Q: Why did Arizona use a two-drug combination that was also involved in a similar lengthy execution in Ohio?
A: After more than three decades of using the same three-drug combo to put hundreds of inmates to death with few problems, states have scrambled in recent years to find alternative drugs because of a shortage rooted in European opposition to capital punishment. Some states have obtained supplies of compounded pentobarbital, which doesn't undergo the same type of federal regulations as regular pentobarbital, which is now unavailable. Other states, like Arizona, are turning to midazolam, a sedative, and hydromorphone, a painkiller.
Q: What caused the shortage?
A: Nine years ago, the European Union banned the export of products used for execution, citing its goal to be the "leading institutional actor and largest donor to the fight against the death penalty." But beefed up rules in Europe have been felt most strongly in the United States, with shortages becoming chronic. In addition, U.S. manufacturers are now putting restrictions on the use of their drugs for executions.
Q: The Arizona execution lasted almost two hours. Doesn't that constitute cruel and unusual punishment?
A: The answer depends on whether the inmate felt pain — the state says he didn't — and whether any intentional actions to inflict pain can be proven. In addition, the U.S. Supreme Court has held that "an isolated mishap" during an execution does not violate the Eighth Amendment, "because such an event, while regrettable, does not suggest cruelty or a 'substantial risk of serious harm,'" according to a 1947 decision allowing Louisiana to return an inmate to the electric chair after a botched attempt a year earlier.
Q: Have death row inmates challenged any of the new drugs?

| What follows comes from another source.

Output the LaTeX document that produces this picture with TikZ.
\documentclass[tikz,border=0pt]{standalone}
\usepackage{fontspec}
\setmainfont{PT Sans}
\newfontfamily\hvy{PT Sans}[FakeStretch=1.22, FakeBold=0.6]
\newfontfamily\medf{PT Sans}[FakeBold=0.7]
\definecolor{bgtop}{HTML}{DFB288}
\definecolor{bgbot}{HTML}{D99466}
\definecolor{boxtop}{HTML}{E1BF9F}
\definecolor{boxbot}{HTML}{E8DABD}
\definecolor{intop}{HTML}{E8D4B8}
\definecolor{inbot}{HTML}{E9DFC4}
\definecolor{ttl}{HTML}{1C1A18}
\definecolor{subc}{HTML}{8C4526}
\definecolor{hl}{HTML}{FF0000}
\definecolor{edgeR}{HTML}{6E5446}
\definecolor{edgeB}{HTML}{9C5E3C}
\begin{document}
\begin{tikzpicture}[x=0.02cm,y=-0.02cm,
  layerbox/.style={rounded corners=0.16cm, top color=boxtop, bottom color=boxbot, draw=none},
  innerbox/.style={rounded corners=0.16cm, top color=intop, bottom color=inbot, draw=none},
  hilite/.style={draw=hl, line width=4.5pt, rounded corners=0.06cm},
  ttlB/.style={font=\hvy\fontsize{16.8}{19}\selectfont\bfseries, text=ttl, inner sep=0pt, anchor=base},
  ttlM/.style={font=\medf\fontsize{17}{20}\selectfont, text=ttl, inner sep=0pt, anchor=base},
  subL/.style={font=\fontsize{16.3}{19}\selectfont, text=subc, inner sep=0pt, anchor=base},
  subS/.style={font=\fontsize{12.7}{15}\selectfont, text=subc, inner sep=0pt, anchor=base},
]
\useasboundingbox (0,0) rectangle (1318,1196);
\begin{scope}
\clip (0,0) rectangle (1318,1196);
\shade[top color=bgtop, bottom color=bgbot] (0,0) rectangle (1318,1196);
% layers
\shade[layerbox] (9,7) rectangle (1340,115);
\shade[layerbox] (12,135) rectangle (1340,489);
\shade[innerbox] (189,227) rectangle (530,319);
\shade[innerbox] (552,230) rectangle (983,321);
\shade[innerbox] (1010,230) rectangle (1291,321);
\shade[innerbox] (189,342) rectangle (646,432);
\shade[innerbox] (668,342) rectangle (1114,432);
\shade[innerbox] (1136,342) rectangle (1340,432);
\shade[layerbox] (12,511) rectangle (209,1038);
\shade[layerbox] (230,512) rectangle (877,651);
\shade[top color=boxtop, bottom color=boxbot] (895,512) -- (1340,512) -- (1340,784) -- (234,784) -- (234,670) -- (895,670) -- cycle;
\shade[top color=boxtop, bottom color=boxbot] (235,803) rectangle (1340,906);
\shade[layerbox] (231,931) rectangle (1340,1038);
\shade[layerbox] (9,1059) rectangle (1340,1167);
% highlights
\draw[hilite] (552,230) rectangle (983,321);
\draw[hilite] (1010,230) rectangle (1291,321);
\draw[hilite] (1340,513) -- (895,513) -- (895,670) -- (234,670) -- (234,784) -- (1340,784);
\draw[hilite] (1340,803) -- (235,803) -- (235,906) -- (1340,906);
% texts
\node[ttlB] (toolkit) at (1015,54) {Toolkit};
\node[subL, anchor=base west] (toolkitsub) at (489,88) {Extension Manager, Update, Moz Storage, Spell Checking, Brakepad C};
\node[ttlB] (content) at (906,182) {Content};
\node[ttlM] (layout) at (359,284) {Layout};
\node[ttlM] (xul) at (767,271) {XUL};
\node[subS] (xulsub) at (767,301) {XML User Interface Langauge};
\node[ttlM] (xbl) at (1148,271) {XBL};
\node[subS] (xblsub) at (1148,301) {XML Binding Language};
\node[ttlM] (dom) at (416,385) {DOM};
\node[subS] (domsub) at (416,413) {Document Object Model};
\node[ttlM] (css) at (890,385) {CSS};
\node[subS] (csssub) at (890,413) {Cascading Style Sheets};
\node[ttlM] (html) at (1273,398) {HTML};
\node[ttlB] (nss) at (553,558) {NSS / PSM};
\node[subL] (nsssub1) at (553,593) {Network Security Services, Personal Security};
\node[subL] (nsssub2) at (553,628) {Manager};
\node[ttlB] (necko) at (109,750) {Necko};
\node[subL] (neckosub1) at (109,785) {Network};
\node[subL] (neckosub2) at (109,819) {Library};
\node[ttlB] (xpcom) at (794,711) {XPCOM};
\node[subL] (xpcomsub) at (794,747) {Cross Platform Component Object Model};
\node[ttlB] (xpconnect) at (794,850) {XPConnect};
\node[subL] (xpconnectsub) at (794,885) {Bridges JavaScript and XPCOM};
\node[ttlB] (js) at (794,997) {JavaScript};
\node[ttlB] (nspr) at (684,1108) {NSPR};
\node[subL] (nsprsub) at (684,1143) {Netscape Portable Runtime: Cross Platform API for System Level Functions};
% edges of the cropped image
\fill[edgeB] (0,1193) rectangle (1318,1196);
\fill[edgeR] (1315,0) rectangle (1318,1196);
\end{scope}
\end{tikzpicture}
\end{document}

A: Defense attorneys have sued over compounded pentobarbital as posing a potential threat since its purity and effect can't be guaranteed. Yet so far, executions with compounded pentobarbital in Missouri and Texas haven't been problematic. Attorneys have also challenged the use of midazolam and hydromorphone, arguing that they could cause pain as inmates struggle to breathe.
CURRENT LEGAL CHALLENGES:
— Oklahoma: Twenty-one death row inmates are seeking to halt any attempt to execute them using the state's lethal injection protocols, which they allege present a risk of severe pain and suffering in violation of the U.S. Constitution. The inmates' lawsuit followed the state's botched April 29 execution of Clayton Lockett using a new three-drug method.
— Missouri: Death row inmates claim the state's refusal to name the drugmaker providing its execution drug, even privately to attorneys, makes it impossible to know whether the drug is suitable for an execution, or violates the constitutional guarantee against cruel and unusual punishment.

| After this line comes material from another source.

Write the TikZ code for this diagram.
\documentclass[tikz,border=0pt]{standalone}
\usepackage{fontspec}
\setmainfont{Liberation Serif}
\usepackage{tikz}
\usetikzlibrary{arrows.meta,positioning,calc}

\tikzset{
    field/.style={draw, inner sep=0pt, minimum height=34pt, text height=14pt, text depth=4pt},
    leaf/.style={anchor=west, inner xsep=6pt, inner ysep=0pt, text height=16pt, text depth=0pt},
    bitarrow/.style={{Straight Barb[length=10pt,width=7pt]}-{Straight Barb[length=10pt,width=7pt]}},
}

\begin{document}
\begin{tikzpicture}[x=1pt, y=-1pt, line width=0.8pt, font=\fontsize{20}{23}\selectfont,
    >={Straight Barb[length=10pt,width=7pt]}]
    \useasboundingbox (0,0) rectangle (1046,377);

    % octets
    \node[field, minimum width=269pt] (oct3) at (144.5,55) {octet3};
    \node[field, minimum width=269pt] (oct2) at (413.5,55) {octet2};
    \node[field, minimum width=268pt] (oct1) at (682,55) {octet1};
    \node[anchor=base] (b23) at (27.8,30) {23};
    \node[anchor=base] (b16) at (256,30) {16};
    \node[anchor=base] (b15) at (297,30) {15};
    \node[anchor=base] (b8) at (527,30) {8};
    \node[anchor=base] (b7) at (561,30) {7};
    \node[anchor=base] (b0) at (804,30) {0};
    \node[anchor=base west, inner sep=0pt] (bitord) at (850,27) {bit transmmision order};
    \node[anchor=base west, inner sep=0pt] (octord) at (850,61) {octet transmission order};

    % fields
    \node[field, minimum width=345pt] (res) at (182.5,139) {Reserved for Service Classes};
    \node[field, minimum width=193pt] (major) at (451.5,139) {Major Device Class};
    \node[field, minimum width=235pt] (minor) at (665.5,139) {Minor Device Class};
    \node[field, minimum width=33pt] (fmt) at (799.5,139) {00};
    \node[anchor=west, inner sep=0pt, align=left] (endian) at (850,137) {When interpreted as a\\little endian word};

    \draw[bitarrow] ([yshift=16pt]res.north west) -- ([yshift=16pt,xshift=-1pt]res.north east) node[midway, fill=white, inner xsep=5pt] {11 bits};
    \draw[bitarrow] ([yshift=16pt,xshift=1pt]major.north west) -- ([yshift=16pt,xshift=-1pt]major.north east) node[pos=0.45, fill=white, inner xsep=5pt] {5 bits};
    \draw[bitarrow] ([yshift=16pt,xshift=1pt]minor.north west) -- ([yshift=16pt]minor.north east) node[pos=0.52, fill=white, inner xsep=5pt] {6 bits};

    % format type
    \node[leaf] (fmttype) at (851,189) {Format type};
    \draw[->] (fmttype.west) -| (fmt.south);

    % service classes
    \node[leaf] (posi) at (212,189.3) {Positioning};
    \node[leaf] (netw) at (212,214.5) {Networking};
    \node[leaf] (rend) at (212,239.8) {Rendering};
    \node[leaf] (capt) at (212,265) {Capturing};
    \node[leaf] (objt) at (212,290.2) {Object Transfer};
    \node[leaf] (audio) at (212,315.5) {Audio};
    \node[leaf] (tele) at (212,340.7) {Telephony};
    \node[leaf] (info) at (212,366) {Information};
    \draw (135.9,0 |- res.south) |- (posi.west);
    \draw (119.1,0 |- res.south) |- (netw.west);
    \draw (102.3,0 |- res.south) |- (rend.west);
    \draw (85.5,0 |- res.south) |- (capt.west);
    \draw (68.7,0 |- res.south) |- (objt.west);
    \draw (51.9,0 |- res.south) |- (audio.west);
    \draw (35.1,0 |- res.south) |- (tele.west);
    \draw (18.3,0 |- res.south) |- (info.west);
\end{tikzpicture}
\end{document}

— In Ohio: Attorneys have unsuccessfully argued that the two-drug combo created an unconstitutional risk of suffering because of a phenomenon known as "air hunger" in which people experience terror as they strain to catch their breath.
— MISSOURI: Michael Worthington, scheduled to die Aug. 6 from a single dose of compounded pentobarbital for the rape and killing of a suburban St. Louis neighbor in 1995.
— TEXAS: Willie Trottie, scheduled to die Sept. 10 from a single dose of compounded pentobarbital for shooting his former girlfriend and her brother in Houston in 1993.
— TEXAS: Lisa Coleman, scheduled to die Sept. 17 from a single dose of compounded pentobarbital for the starvation of a 9-year-old boy a decade ago.
— OHIO: Ronald Phillips, scheduled to die Sept. 18 from a combination of midazolam and hydromorphone for the 1993 rape and death of his girlfriend's 3-year-old daughter in Akron.